Corporate Social Responsibility (CSR) seems to be in fashion. Is this a fashion that is going to become a classic, or will it fade away rather quickly?
CSR should be an integral and important part of corporate governance, and should be integrated into the mainstream of the business. But CSR is usually something that has been clearly added as an afterthought, and hangs on the outside of the core corporate structure.
Because the lack of CSR can have serious public relations (PR) consequences, it is quite common to have senior executives linked to the CSR effort ... but whether this has any impact on the scale and value of CSR efforts is not at all clear.
In due course Tr-Ac-Net will get a body of information together about CSR activities, and will eventually be in a position to relate the cost of CSR activities with the revenues of the organization, and the profits of the organization. Compared to the main business of the corporate giants, the CSR component is tiny ... really tiny. In fact, sufficiently tiny in most corporate organizations to be embarrassing, if the data were widely known.
The good news is that the social value of CSR activities is often significant ... and there is the possibility that expanding corporate CSR could eventually increase stockholder value, rather than being a drag on earnings and therefore on stock prices.
Corporate CSR is fashionable because more and more of corporate leadership is hearing that there is good news associated with CSR, and it is good business to link to this.

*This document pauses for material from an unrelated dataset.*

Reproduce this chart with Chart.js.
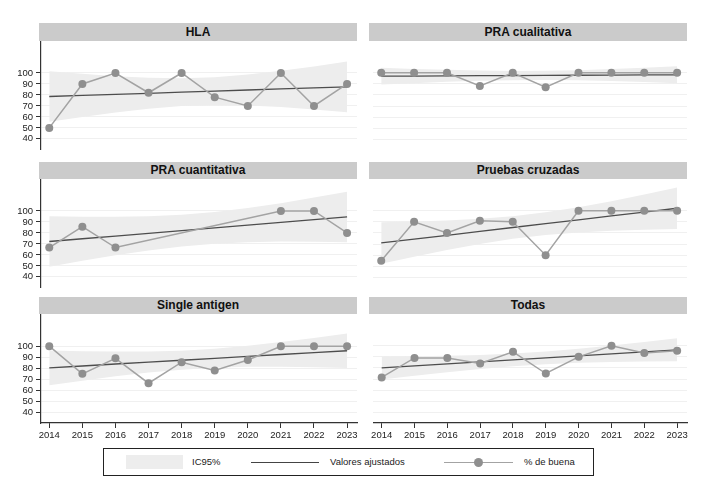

It will stay fashionable when corporate executives know that CSR is a parameter of corporate performance that is being measured.
Part of the Tr-Ac-Net mandate is to provide performance metrics that go beyond the traditional corporate financial statements and the information needed to satisfy GAAP. Information about CSR activities, including the corporate impact on society and the commons will go a long way towards improving corporate citizenship, and the world's quality of life.